[Work to do]: Output each line exactly as it appears, skipping any embedded picture.

[Given data]:
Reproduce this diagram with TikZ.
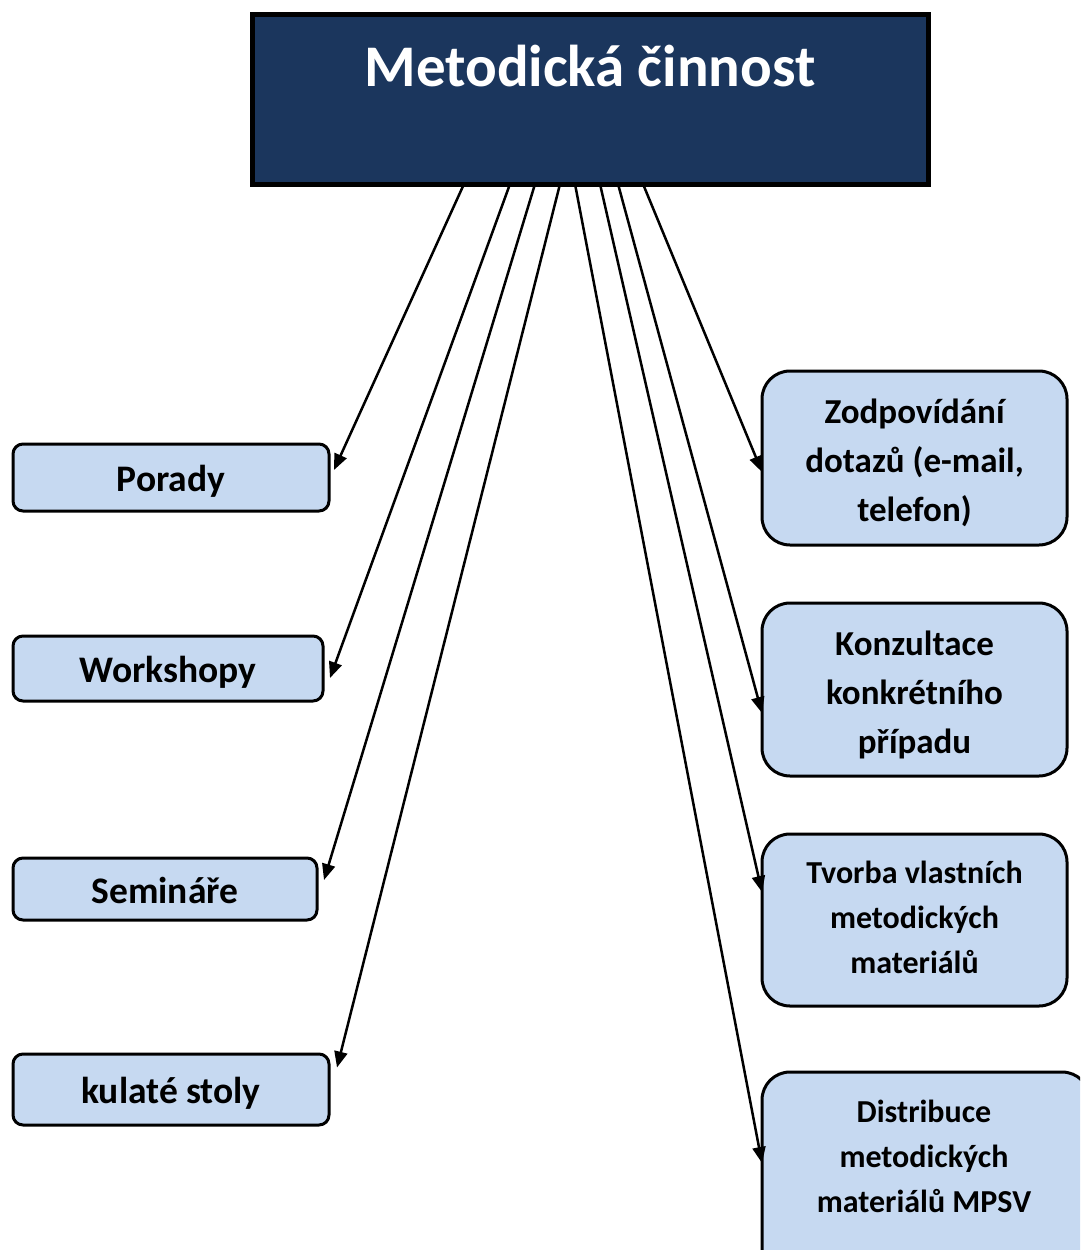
\documentclass[tikz,border=0pt]{standalone}
\usepackage{fontspec}
\setmainfont{Carlito}
\usetikzlibrary{arrows.meta}
\definecolor{navy}{RGB}{27,54,93}
\definecolor{boxblue}{RGB}{198,217,241}
\begin{document}
\begin{tikzpicture}[x=1pt,y=-1pt,
  titlebox/.style={draw=black,line width=5pt,fill=navy,inner sep=0pt,outer sep=0pt},
  lbox/.style={draw=black,line width=3pt,fill=boxblue,rounded corners=10pt,inner sep=0pt,outer sep=0pt,text height=28pt,text depth=0pt,font=\bfseries\fontsize{37.5}{40}\selectfont},
  rbox/.style={draw=black,line width=3pt,fill=boxblue,rounded corners=28pt,inner sep=0pt,outer sep=0pt},
  rtext/.style={align=center,inner sep=0pt,font=\bfseries\fontsize{35}{49}\selectfont},
  rtextsmall/.style={rtext,font=\bfseries\fontsize{32}{45}\selectfont},
  arr/.style={line width=2.5pt,-{Triangle[length=16pt,width=13pt]}}]
\useasboundingbox (0,0) rectangle (1080,1250);
\clip (0,0) rectangle (1080,1250);
\fill[white] (0,0) rectangle (1080,1250);

% title
\node[titlebox,minimum width=676,minimum height=170] (title) at (590,99) {};
\node[text=white,font=\bfseries\fontsize{59}{62}\selectfont] (titletext) at (590,66) {Metodická činnost};

% left boxes
\node[lbox,minimum width=316,minimum height=67] (porady) at (171,477.5) {Porady};
\node[lbox,minimum width=310,minimum height=65] (workshopy) at (168,668.5) {Workshopy};
\node[lbox,minimum width=304,minimum height=62] (seminare) at (165,889) {Semináře};
\node[lbox,minimum width=316,minimum height=71] (kulate) at (171,1089.5) {kulaté stoly};

% right boxes
\node[rbox,minimum width=305,minimum height=174] (zodp) at (914.5,458) {};
\node[rtext] (zodptext) at (914.5,463) {Zodpovídání\\dotazů (e-mail,\\telefon)};
\node[rbox,minimum width=305,minimum height=173] (konz) at (914.5,689.5) {};
\node[rtext] (konztext) at (914.5,695) {Konzultace\\konkrétního\\případu};
\node[rbox,minimum width=305,minimum height=172] (tvorba) at (914.5,920) {};
\node[rtextsmall] (tvorbatext) at (914.5,917) {Tvorba vlastních\\metodických\\materiálů};
\node[rbox,minimum width=328,minimum height=228] (distbox) at (926,1186) {};
\node[rtextsmall] (disttext) at (924,1156) {Distribuce\\metodických\\materiálů MPSV};

% connectors
\draw[arr] ([xshift=-126]title.south) -- ([xshift=5,yshift=7.5]porady.east);
\draw[arr] ([xshift=-80]title.south) -- ([xshift=7,yshift=-9.5]workshopy.east);
\draw[arr] ([xshift=-55]title.south) -- ([xshift=7,yshift=9]seminare.east);
\draw[arr] ([xshift=-30]title.south) -- ([xshift=8,yshift=22]kulate.east);
\draw[arr] ([xshift=-15]title.south) -- ([yshift=23]distbox.west);
\draw[arr] ([xshift=10]title.south) -- ([yshift=28]tvorba.west);
\draw[arr] ([xshift=28]title.south) -- ([yshift=-23.5]konz.west);
\draw[arr] ([xshift=53]title.south) -- ([yshift=-14]zodp.west);
\end{tikzpicture}
\end{document}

[Complete output]:
Reproduce this diagram with TikZ.
\documentclass[tikz,border=0pt]{standalone}
\usepackage{fontspec}
\setmainfont{Carlito}
\usetikzlibrary{arrows.meta}
\definecolor{navy}{RGB}{27,54,93}
\definecolor{boxblue}{RGB}{198,217,241}
\begin{document}
\begin{tikzpicture}[x=1pt,y=-1pt,
  titlebox/.style={draw=black,line width=5pt,fill=navy,inner sep=0pt,outer sep=0pt},
  lbox/.style={draw=black,line width=3pt,fill=boxblue,rounded corners=10pt,inner sep=0pt,outer sep=0pt,text height=28pt,text depth=0pt,font=\bfseries\fontsize{37.5}{40}\selectfont},
  rbox/.style={draw=black,line width=3pt,fill=boxblue,rounded corners=28pt,inner sep=0pt,outer sep=0pt},
  rtext/.style={align=center,inner sep=0pt,font=\bfseries\fontsize{35}{49}\selectfont},
  rtextsmall/.style={rtext,font=\bfseries\fontsize{32}{45}\selectfont},
  arr/.style={line width=2.5pt,-{Triangle[length=16pt,width=13pt]}}]
\useasboundingbox (0,0) rectangle (1080,1250);
\clip (0,0) rectangle (1080,1250);
\fill[white] (0,0) rectangle (1080,1250);

% title
\node[titlebox,minimum width=676,minimum height=170] (title) at (590,99) {};
\node[text=white,font=\bfseries\fontsize{59}{62}\selectfont] (titletext) at (590,66) {Metodická činnost};

% left boxes
\node[lbox,minimum width=316,minimum height=67] (porady) at (171,477.5) {Porady};
\node[lbox,minimum width=310,minimum height=65] (workshopy) at (168,668.5) {Workshopy};
\node[lbox,minimum width=304,minimum height=62] (seminare) at (165,889) {Semináře};
\node[lbox,minimum width=316,minimum height=71] (kulate) at (171,1089.5) {kulaté stoly};

% right boxes
\node[rbox,minimum width=305,minimum height=174] (zodp) at (914.5,458) {};
\node[rtext] (zodptext) at (914.5,463) {Zodpovídání\\dotazů (e-mail,\\telefon)};
\node[rbox,minimum width=305,minimum height=173] (konz) at (914.5,689.5) {};
\node[rtext] (konztext) at (914.5,695) {Konzultace\\konkrétního\\případu};
\node[rbox,minimum width=305,minimum height=172] (tvorba) at (914.5,920) {};
\node[rtextsmall] (tvorbatext) at (914.5,917) {Tvorba vlastních\\metodických\\materiálů};
\node[rbox,minimum width=328,minimum height=228] (distbox) at (926,1186) {};
\node[rtextsmall] (disttext) at (924,1156) {Distribuce\\metodických\\materiálů MPSV};

% connectors
\draw[arr] ([xshift=-126]title.south) -- ([xshift=5,yshift=7.5]porady.east);
\draw[arr] ([xshift=-80]title.south) -- ([xshift=7,yshift=-9.5]workshopy.east);
\draw[arr] ([xshift=-55]title.south) -- ([xshift=7,yshift=9]seminare.east);
\draw[arr] ([xshift=-30]title.south) -- ([xshift=8,yshift=22]kulate.east);
\draw[arr] ([xshift=-15]title.south) -- ([yshift=23]distbox.west);
\draw[arr] ([xshift=10]title.south) -- ([yshift=28]tvorba.west);
\draw[arr] ([xshift=28]title.south) -- ([yshift=-23.5]konz.west);
\draw[arr] ([xshift=53]title.south) -- ([yshift=-14]zodp.west);
\end{tikzpicture}
\end{document}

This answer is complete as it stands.